The Jan. 5 article entitled “Crime soars in Baton Rouge’s Tigerland area” quoted me regarding the “demographic shift in the area.” However, I feel some important points were left out, which inadvertently mischaracterized my analysis. While some buildings in the area, such as mine, have seen fewer students applying for tenancy, this is not necessarily happening across the board throughout Tigerland in general. Yet, I’m afraid the article implied such a generalization. In fact, many communities within Tigerland are still largely composed of LSU students, and some are likely even well above 90 percent students.
However, there has also been a substantial amount of student housing added to the LSU-area inventory over the past decade, which has caused the overall supply of student housing to increase at a rate faster than demand. So, given the law of supply and demand, it isn’t necessarily so much that “Tigerland fell out of demand” specifically, but rather there are simply fewer students applying for any given unit market-wide. That being said, it does appear that some pockets within the larger Tigerland area are now renting to fewer students than they once did, which has caused a small shift in demographics in some buildings.
As Police Chief Carl Dabadie mentioned in the article, it’s important to keep in mind that a slight shift in demographics is not itself the cause of more crime. It’s simply unfortunate that a certain amount of criminal activity has seemingly moved in as well. It’s also an unfortunate fact of life that the public only hears about the criminals and doesn’t get the same opportunity to learn about the vast majority of hard-working, law-abiding residents of Tigerland, students and non-students alike.
Regardless of the cause of increased crime in Tigerland, it’s my hope that we can now turn more of our attention toward solutions. As has already begun, I’m optimistic that area property owners, managers, residents and business owners can continue working together with the city to reduce crime, since having all stakeholders engaged in such an effort is instrumental to making a positive change in any community.

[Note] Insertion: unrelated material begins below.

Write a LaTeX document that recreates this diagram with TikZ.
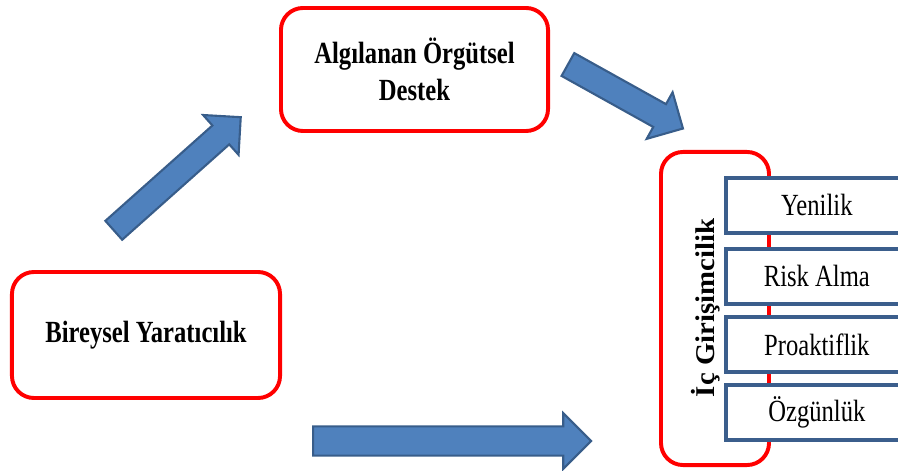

I’m also hopeful that LSU’s administration will find a way to support these efforts. While LSU admittedly has no direct responsibility for Tigerland, many of the flagship university’s students spend time socializing there. Given this, it would be encouraging to see the university more engaged with the community in efforts to better protect their students, especially in an area so near campus, which bears its mascot’s name and has been an important part of the larger LSU community for so long.